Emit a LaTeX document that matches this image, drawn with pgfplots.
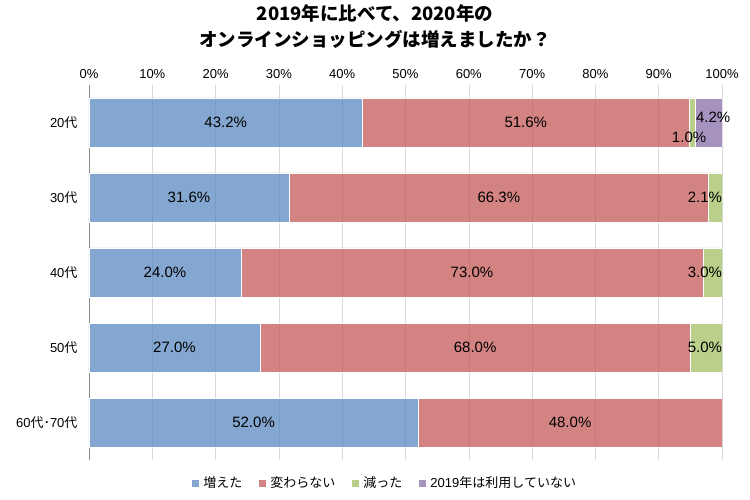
\documentclass[border=0pt]{standalone}
\usepackage{fontspec}
\setmainfont{Liberation Sans}
\newfontfamily\cjk{Noto Sans CJK JP}
\usepackage{pgfplots}
\pgfplotsset{compat=1.18}
\definecolor{cB}{HTML}{4F81BD}
\definecolor{cR}{HTML}{C0504D}
\definecolor{cG}{HTML}{9BBB59}
\definecolor{cP}{HTML}{8064A2}
\begin{document}
\begin{tikzpicture}
\useasboundingbox (-89pt,-40pt) rectangle (661pt,460pt);
\node[font=\cjk\bfseries\fontsize{18.5}{26}\selectfont, align=center] at (286pt,433pt)
  {2019年に比べて、2020年の\\オンラインショッピングは増えましたか？};
\begin{axis}[
  at={(0pt,0pt)}, anchor=south west,
  scale only axis, width=633pt, height=375pt,
  xbar stacked, bar width=49pt,
  xmin=0, xmax=100, ymin=-0.5, ymax=4.5, y dir=reverse,
  axis x line*=top, axis y line*=left,
  axis line style={-},
  x axis line style={draw=none},
  y axis line style={draw=black!45},
  major tick length=0pt,
  /pgf/number format/assume math mode=true,
  xtick={0,10,...,100},
  xticklabels={0\%,10\%,20\%,30\%,40\%,50\%,60\%,70\%,80\%,90\%,100\%},
  xticklabel style={font=\fontsize{13}{13}\selectfont, yshift=3pt},
  ytick={0,1,2,3,4},
  yticklabels={20{\cjk 代}, 30{\cjk 代}, 40{\cjk 代}, 50{\cjk 代}, 60{\cjk 代･}70{\cjk 代}},
  yticklabel style={font=\fontsize{13}{13}\selectfont, xshift=-8pt},
  xmajorgrids, grid style={draw=black!15, line width=0.6pt},
  legend columns=4,
  legend style={draw=none, at={(0.468,0)}, anchor=center, yshift=-23pt,
    font=\cjk\fontsize{13}{13}\selectfont,
    /tikz/every even column/.append style={column sep=15pt},
    /tikz/every odd column/.append style={column sep=2pt}},
  legend image code/.code={\fill[#1, draw=none] (0pt,-3.5pt) rectangle (7pt,3.5pt);},
]
\addplot[fill=cB, fill opacity=0.7, draw=white, line width=0.6pt]
  coordinates {(43.2,0) (31.6,1) (24.0,2) (27.0,3) (52.0,4)};
\addplot[fill=cR, fill opacity=0.7, draw=white, line width=0.6pt]
  coordinates {(51.6,0) (66.3,1) (73.0,2) (68.0,3) (48.0,4)};
\addplot[fill=cG, fill opacity=0.7, draw=white, line width=0.6pt]
  coordinates {(1.0,0) (2.1,1) (3.0,2) (5.0,3) (0,4)};
\addplot[fill=cP, fill opacity=0.7, draw=white, line width=0.6pt]
  coordinates {(4.2,0) (0,1) (0,2) (0,3) (0,4)};
\legend{増えた, 変わらない, 減った, {\setmainfont{Liberation Sans}2019}年は利用していない}
\end{axis}
\begin{axis}[
  at={(0pt,0pt)}, anchor=south west,
  scale only axis, width=633pt, height=375pt,
  xmin=0, xmax=100, ymin=-0.5, ymax=4.5, y dir=reverse,
  hide axis,
]
\addplot[only marks, mark=none, nodes near coords, point meta=explicit symbolic,
  every node near coord/.style={anchor=center, font=\fontsize{15}{15}\selectfont, text=black}]
  coordinates {
    (21.6,0) [43.2\%] (69.0,0) [51.6\%] (94.8,0.2) [1.0\%] (98.6,-0.07) [4.2\%]
    (15.8,1) [31.6\%] (64.75,1) [66.3\%] (97.3,1) [2.1\%]
    (12.0,2) [24.0\%] (60.5,2) [73.0\%] (97.3,2) [3.0\%]
    (13.5,3) [27.0\%] (61.0,3) [68.0\%] (97.3,3) [5.0\%]
    (26.0,4) [52.0\%] (76.0,4) [48.0\%]
  };
\end{axis}
\end{tikzpicture}
\end{document}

- What the task requires: Output the data exactly. Pictures don't belong in the result.

- Worked answer:
Emit a LaTeX document that matches this image, drawn with pgfplots.
\documentclass[border=0pt]{standalone}
\usepackage{fontspec}
\setmainfont{Liberation Sans}
\newfontfamily\cjk{Noto Sans CJK JP}
\usepackage{pgfplots}
\pgfplotsset{compat=1.18}
\definecolor{cB}{HTML}{4F81BD}
\definecolor{cR}{HTML}{C0504D}
\definecolor{cG}{HTML}{9BBB59}
\definecolor{cP}{HTML}{8064A2}
\begin{document}
\begin{tikzpicture}
\useasboundingbox (-89pt,-40pt) rectangle (661pt,460pt);
\node[font=\cjk\bfseries\fontsize{18.5}{26}\selectfont, align=center] at (286pt,433pt)
  {2019年に比べて、2020年の\\オンラインショッピングは増えましたか？};
\begin{axis}[
  at={(0pt,0pt)}, anchor=south west,
  scale only axis, width=633pt, height=375pt,
  xbar stacked, bar width=49pt,
  xmin=0, xmax=100, ymin=-0.5, ymax=4.5, y dir=reverse,
  axis x line*=top, axis y line*=left,
  axis line style={-},
  x axis line style={draw=none},
  y axis line style={draw=black!45},
  major tick length=0pt,
  /pgf/number format/assume math mode=true,
  xtick={0,10,...,100},
  xticklabels={0\%,10\%,20\%,30\%,40\%,50\%,60\%,70\%,80\%,90\%,100\%},
  xticklabel style={font=\fontsize{13}{13}\selectfont, yshift=3pt},
  ytick={0,1,2,3,4},
  yticklabels={20{\cjk 代}, 30{\cjk 代}, 40{\cjk 代}, 50{\cjk 代}, 60{\cjk 代･}70{\cjk 代}},
  yticklabel style={font=\fontsize{13}{13}\selectfont, xshift=-8pt},
  xmajorgrids, grid style={draw=black!15, line width=0.6pt},
  legend columns=4,
  legend style={draw=none, at={(0.468,0)}, anchor=center, yshift=-23pt,
    font=\cjk\fontsize{13}{13}\selectfont,
    /tikz/every even column/.append style={column sep=15pt},
    /tikz/every odd column/.append style={column sep=2pt}},
  legend image code/.code={\fill[#1, draw=none] (0pt,-3.5pt) rectangle (7pt,3.5pt);},
]
\addplot[fill=cB, fill opacity=0.7, draw=white, line width=0.6pt]
  coordinates {(43.2,0) (31.6,1) (24.0,2) (27.0,3) (52.0,4)};
\addplot[fill=cR, fill opacity=0.7, draw=white, line width=0.6pt]
  coordinates {(51.6,0) (66.3,1) (73.0,2) (68.0,3) (48.0,4)};
\addplot[fill=cG, fill opacity=0.7, draw=white, line width=0.6pt]
  coordinates {(1.0,0) (2.1,1) (3.0,2) (5.0,3) (0,4)};
\addplot[fill=cP, fill opacity=0.7, draw=white, line width=0.6pt]
  coordinates {(4.2,0) (0,1) (0,2) (0,3) (0,4)};
\legend{増えた, 変わらない, 減った, {\setmainfont{Liberation Sans}2019}年は利用していない}
\end{axis}
\begin{axis}[
  at={(0pt,0pt)}, anchor=south west,
  scale only axis, width=633pt, height=375pt,
  xmin=0, xmax=100, ymin=-0.5, ymax=4.5, y dir=reverse,
  hide axis,
]
\addplot[only marks, mark=none, nodes near coords, point meta=explicit symbolic,
  every node near coord/.style={anchor=center, font=\fontsize{15}{15}\selectfont, text=black}]
  coordinates {
    (21.6,0) [43.2\%] (69.0,0) [51.6\%] (94.8,0.2) [1.0\%] (98.6,-0.07) [4.2\%]
    (15.8,1) [31.6\%] (64.75,1) [66.3\%] (97.3,1) [2.1\%]
    (12.0,2) [24.0\%] (60.5,2) [73.0\%] (97.3,2) [3.0\%]
    (13.5,3) [27.0\%] (61.0,3) [68.0\%] (97.3,3) [5.0\%]
    (26.0,4) [52.0\%] (76.0,4) [48.0\%]
  };
\end{axis}
\end{tikzpicture}
\end{document}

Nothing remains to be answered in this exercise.